US President Barack Obama’s administration hopes to release the full text of a Pacific trade deal within the next 30 days, US Trade Representative Michael Froman said in an interview with CNN.
The US sealed the Trans-Pacific Partnership (TPP) with 11 trading partners this week after more than five years of negotiations.
“The lawyers are working right now to finalize the text and to prepare it for release. We hope to get it out within the next 30 days,” Froman said in an interview with Fareed Zakaria, scheduled to be broadcast today, according to a transcript.
Under a timetable laid out by the US Congress, the text of any trade deal should be made public 30 days after the administration notifies Congress that it intends to sign it. Obama can sign the deal 60 days after the text is made public.

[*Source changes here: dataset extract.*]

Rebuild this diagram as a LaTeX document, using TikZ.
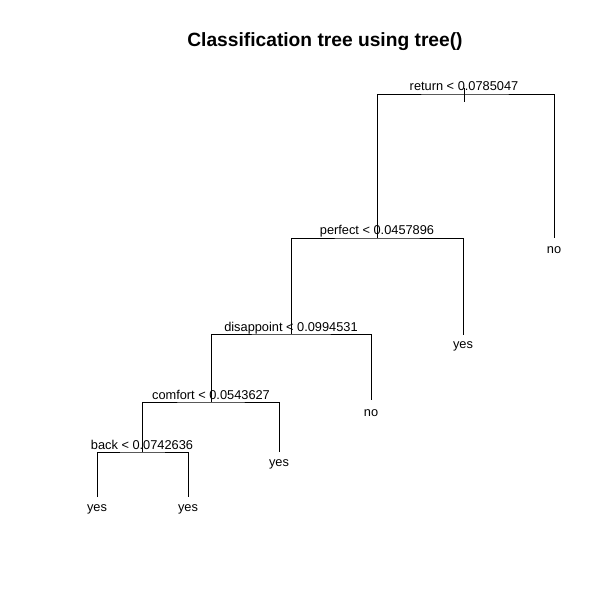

Froman also brushed off criticism of the TPP, a central plank of the administration’s pivot to Asia, by potential Democratic presidential candidate Hillary Rodham Clinton.
Clinton — who backed the developing trade pact when she was secretary of state during Obama’s first term — said on Wednesday: “The bar here is very high and, based on what I have seen, I don’t believe the agreement has met it.”
Froman said he did not want to comment on presidential politics, but said the deal was of a “very high standard.”
“I’m convinced as the people sit down and take the time to go through it in detail, that they’ll come to a positive judgment,” he said.